Reich würde sich auch wünschen, dass an den Hochschulen mehr Dozenten aus der Wirtschaft unterrichten – was in den Wirtschaftswissenschaften gang und gebe, in den Geisteswissenschaften dagegen wenig verbreitet ist: „Wenn jemand aus einer Agentur ein Seminar zur Unternehmenskommunikation gibt und dabei auch von seinem Berufseinstieg und Berufsalltag erzählt, können die Studenten tolle Einblicke bekommen.“

Den Studenten selbst empfiehlt sie, sich schon früh auf interessante Stellenangebote zu bewerben, um den Ablauf zu üben und gelassen in die ersten Vorstellungsgespräche gehen zu können: „Selbstpräsentationen und Gehaltsverhandlungen lernt man nur, wenn man in die Situation hineingeht.

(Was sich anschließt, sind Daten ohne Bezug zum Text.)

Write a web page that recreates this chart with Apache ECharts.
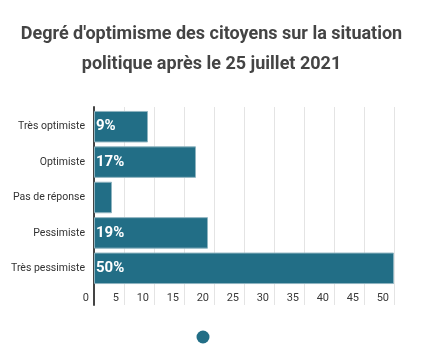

Je öfter man das macht, desto besser klappt das auch.“ Außerdem könne man zur Vorbereitung entsprechende Kurse nutzen, die die CareerCenter, die Hochschulgruppen und die Bundesagentur für Arbeit an den Hochschulen oft kostenlos anbieten. Puteanus-Birkenbach empfiehlt Studierenden darüber hinaus, sich an der Uni oder im privaten Bekanntenkreis einen Mentor zu suchen, der sie in monatlichen Treffen dabei begleitet, sich über den eigenen Wert bewusst zu werden und dies mündlich wie schriftlich zu artikulieren.

Das macht den Einstieg leichter – und wenn der erst einmal geschafft ist, können Geisteswissenschaftler in die verschiedensten Branchen der Wirtschaft hineinwachsen. „Bei uns kommt es immer wieder vor, dass Geisteswissenschaftler in die höheren Führungsebenen oder in die Geschäftsführungs- und Vorstandsebene aufsteigen. In diesem Prozess werden sie von uns mit Seminaren begleitet, so dass sie die neuen Aufgaben erfolgreich bewältigen können“, erläutert Rose.

Puteanus-Birkenbach ist überzeugt, dass derzeit ein Paradigmenwechsel stattfindet, der dazu führt, dass immer mehr Personalentwickler in Unternehmen gezielt nach Geisteswissenschaftlern suchen. Und auch Reich ist sicher, dass der viel beschworene Fachkräftemangel sich auch für Geisteswissenschaftler positiv auswirken wird – vorausgesetzt, sie verlieren ihre Berührungsängste und lernen, zu sagen, was sie können.